What you will do »
Leave out all pictures. Return exactly the lines from the top of the material through the line containing "import * as d3 from 'd3'".

**** Information provided ****

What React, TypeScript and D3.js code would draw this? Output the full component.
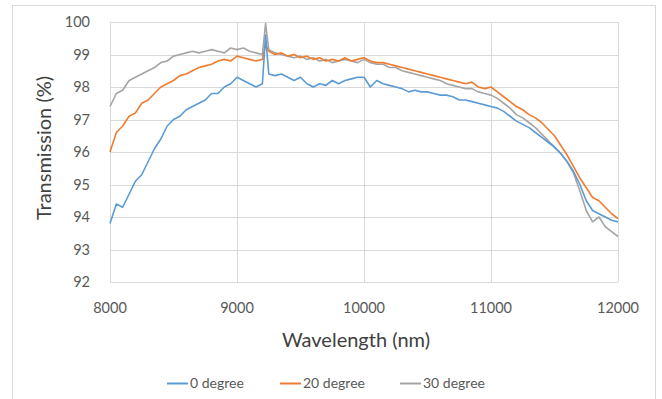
import { useEffect, useRef } from 'react'
import * as d3 from 'd3'

// wavelengths (nm), 50 nm steps plus the peak at 9225
const wavelengths = [
  8000, 8050, 8100, 8150, 8200, 8250, 8300, 8350, 8400, 8450,
  8500, 8550, 8600, 8650, 8700, 8750, 8800, 8850, 8900, 8950,
  9000, 9050, 9100, 9150, 9200, 9225, 9250, 9300, 9350, 9400,
  9450, 9500, 9550, 9600, 9650, 9700, 9750, 9800, 9850, 9900,
  9950, 10000, 10050, 10100, 10150, 10200, 10250, 10300, 10350, 10400,
  10450, 10500, 10550, 10600, 10650, 10700, 10750, 10800, 10850, 10900,
  10950, 11000, 11050, 11100, 11150, 11200, 11250, 11300, 11350, 11400,
  11450, 11500, 11550, 11600, 11650, 11700, 11750, 11800, 11850, 11900,
  11950, 12000,
]

const deg0 = [
  93.8, 94.4, 94.3, 94.7, 95.1, 95.3, 95.7, 96.1, 96.4, 96.8,
  97.0, 97.1, 97.3, 97.4, 97.5, 97.6, 97.8, 97.8, 98.0, 98.1,
  98.3, 98.2, 98.1, 98.0, 98.1, 99.6, 98.4, 98.35, 98.4, 98.3,
  98.2, 98.3, 98.1, 98.0, 98.1, 98.05, 98.2, 98.1, 98.2, 98.25,
  98.3, 98.3, 98.0, 98.2, 98.1, 98.05, 98.0, 97.95, 97.85, 97.9,
  97.85, 97.85, 97.8, 97.75, 97.75, 97.7, 97.6, 97.6, 97.55, 97.5,
  97.45, 97.4, 97.35, 97.25, 97.1, 96.95, 96.85, 96.75, 96.6, 96.45,
  96.3, 96.15, 95.95, 95.7, 95.4, 95.0, 94.5, 94.2, 94.1, 94.0,
  93.9, 93.85,
]

const deg20 = [
  96.0, 96.6, 96.8, 97.1, 97.2, 97.5, 97.6, 97.8, 98.0, 98.1,
  98.2, 98.35, 98.4, 98.5, 98.6, 98.65, 98.7, 98.8, 98.85, 98.8,
  98.95, 98.9, 98.85, 98.8, 98.85, 99.3, 99.1, 99.0, 99.05, 98.95,
  99.0, 98.9, 98.95, 98.85, 98.9, 98.8, 98.85, 98.8, 98.9, 98.8,
  98.85, 98.9, 98.8, 98.75, 98.75, 98.7, 98.65, 98.6, 98.55, 98.5,
  98.45, 98.4, 98.35, 98.3, 98.25, 98.2, 98.15, 98.1, 98.15, 98.0,
  97.95, 98.0, 97.85, 97.7, 97.55, 97.4, 97.3, 97.15, 97.05, 96.9,
  96.7, 96.5, 96.2, 95.9, 95.55, 95.2, 94.9, 94.6, 94.5, 94.3,
  94.1, 93.95,
]

const deg30 = [
  97.4, 97.8, 97.9, 98.2, 98.3, 98.4, 98.5, 98.6, 98.75, 98.8,
  98.95, 99.0, 99.05, 99.1, 99.05, 99.1, 99.15, 99.1, 99.05, 99.2,
  99.15, 99.2, 99.1, 99.05, 99.0, 99.95, 99.15, 99.05, 99.0, 98.95,
  98.9, 98.95, 98.85, 98.9, 98.8, 98.85, 98.75, 98.8, 98.85, 98.8,
  98.75, 98.85, 98.75, 98.7, 98.7, 98.6, 98.6, 98.5, 98.45, 98.4,
  98.35, 98.3, 98.25, 98.2, 98.1, 98.05, 98.0, 97.95, 97.95, 97.85,
  97.8, 97.75, 97.65, 97.5, 97.35, 97.15, 97.05, 96.9, 96.75, 96.55,
  96.35, 96.15, 95.95, 95.7, 95.35, 94.8, 94.2, 93.85, 94.0, 93.7,
  93.55, 93.4,
]

const seriesNames = ['0 degree', '20 degree', '30 degree']
const seriesColors = ['#5b9bd5', '#ed7d31', '#a5a5a5']
const xTicks = [8000, 9000, 10000, 11000, 12000]
const yTicks = [92, 93, 94, 95, 96, 97, 98, 99, 100]

const W = 662
const H = 399
const FONT = 'Lato, "Open Sans", sans-serif'

export default function App() {
  const svgRef = useRef<SVGSVGElement>(null)

  useEffect(() => {
    const svg = d3.select(svgRef.current)
    svg.selectAll('*').remove()

    const margin = { top: 22, right: 44, bottom: 117, left: 110 }
    const innerW = W - margin.left - margin.right
    const innerH = H - margin.top - margin.bottom

    // chart frame
    svg.append('rect')
      .attr('x', 12.5).attr('y', 5.5)
      .attr('width', 643).attr('height', 400)
      .attr('fill', '#fff')
      .attr('stroke', '#d9d9d9')

    const x = d3.scaleLinear().domain([8000, 12000]).range([0, innerW])
    const y = d3.scaleLinear().domain([92, 100]).range([innerH, 0])

    const g = svg.append('g').attr('transform', `translate(${margin.left},${margin.top})`)

    // grid
    g.selectAll('.hgrid').data(yTicks).enter().append('line')
      .attr('x1', 0).attr('x2', innerW)
      .attr('y1', d => Math.round(y(d)) + 0.5).attr('y2', d => Math.round(y(d)) + 0.5)
      .attr('stroke', '#d9d9d9').attr('stroke-width', 1)

    g.selectAll('.vgrid').data(xTicks).enter().append('line')
      .attr('x1', d => Math.round(x(d)) + 0.5).attr('x2', d => Math.round(x(d)) + 0.5)
      .attr('y1', 0).attr('y2', innerH)
      .attr('stroke', '#d9d9d9').attr('stroke-width', 1)

    // tick labels
    g.selectAll('.ylab').data(yTicks).enter().append('text')
      .attr('x', -20).attr('y', d => y(d))
      .attr('dy', '0.35em')
      .attr('text-anchor', 'end')
      .attr('font-family', FONT).attr('font-size', 14.5)
      .attr('fill', '#595959')
      .text(d => d)

    g.selectAll('.xlab').data(xTicks).enter().append('text')
      .attr('x', d => x(d)).attr('y', innerH + 26)
      .attr('dy', '0.35em')
      .attr('text-anchor', 'middle')
      .attr('font-family', FONT).attr('font-size', 14.5)
      .attr('fill', '#595959')
      .text(d => d)

    // axis titles
    svg.append('text')
      .attr('x', margin.left + innerW / 2 - 8).attr('y', 347)
      .attr('text-anchor', 'middle')
      .attr('font-family', FONT).attr('font-size', 20)
      .attr('fill', '#404040')
      .text('Wavelength (nm)')

    svg.append('text')
      .attr('transform', `translate(51,${margin.top + innerH / 2 - 4}) rotate(-90)`)
      .attr('text-anchor', 'middle')
      .attr('font-family', FONT).attr('font-size', 20)
      .attr('fill', '#404040')
      .text('Transmission (%)')

    // lines
    const allSeries = [deg0, deg20, deg30]
    const line = d3.line<number>()
      .x((_, i) => x(wavelengths[i]))
      .y(d => y(d))

    // draw 0 degree last so its spike stays visible like the original
    ;[2, 1, 0].forEach(si => {
      g.append('path')
        .datum(allSeries[si])
        .attr('fill', 'none')
        .attr('stroke', seriesColors[si])
        .attr('stroke-width', 1.6)
        .attr('stroke-linejoin', 'round')
        .attr('d', line)
    })

    // legend
    const legendX = [167, 280, 400]
    const legend = svg.append('g')
    seriesNames.forEach((name, i) => {
      legend.append('line')
        .attr('x1', legendX[i]).attr('x2', legendX[i] + 21)
        .attr('y1', 383.5).attr('y2', 383.5)
        .attr('stroke', seriesColors[i]).attr('stroke-width', 2)
      legend.append('text')
        .attr('x', legendX[i] + 23).attr('y', 383.5)
        .attr('dy', '0.35em')
        .attr('font-family', FONT).attr('font-size', 14)
        .attr('fill', '#595959')
        .text(name)
    })
  }, [])

  return (
    <svg
      ref={svgRef}
      width={W}
      height={H}
      style={{ position: 'absolute', left: 0, top: 0, background: '#fff' }}
    />
  )
}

****

Finished task »
What React, TypeScript and D3.js code would draw this? Output the full component.
import { useEffect, useRef } from 'react'
import * as d3 from 'd3'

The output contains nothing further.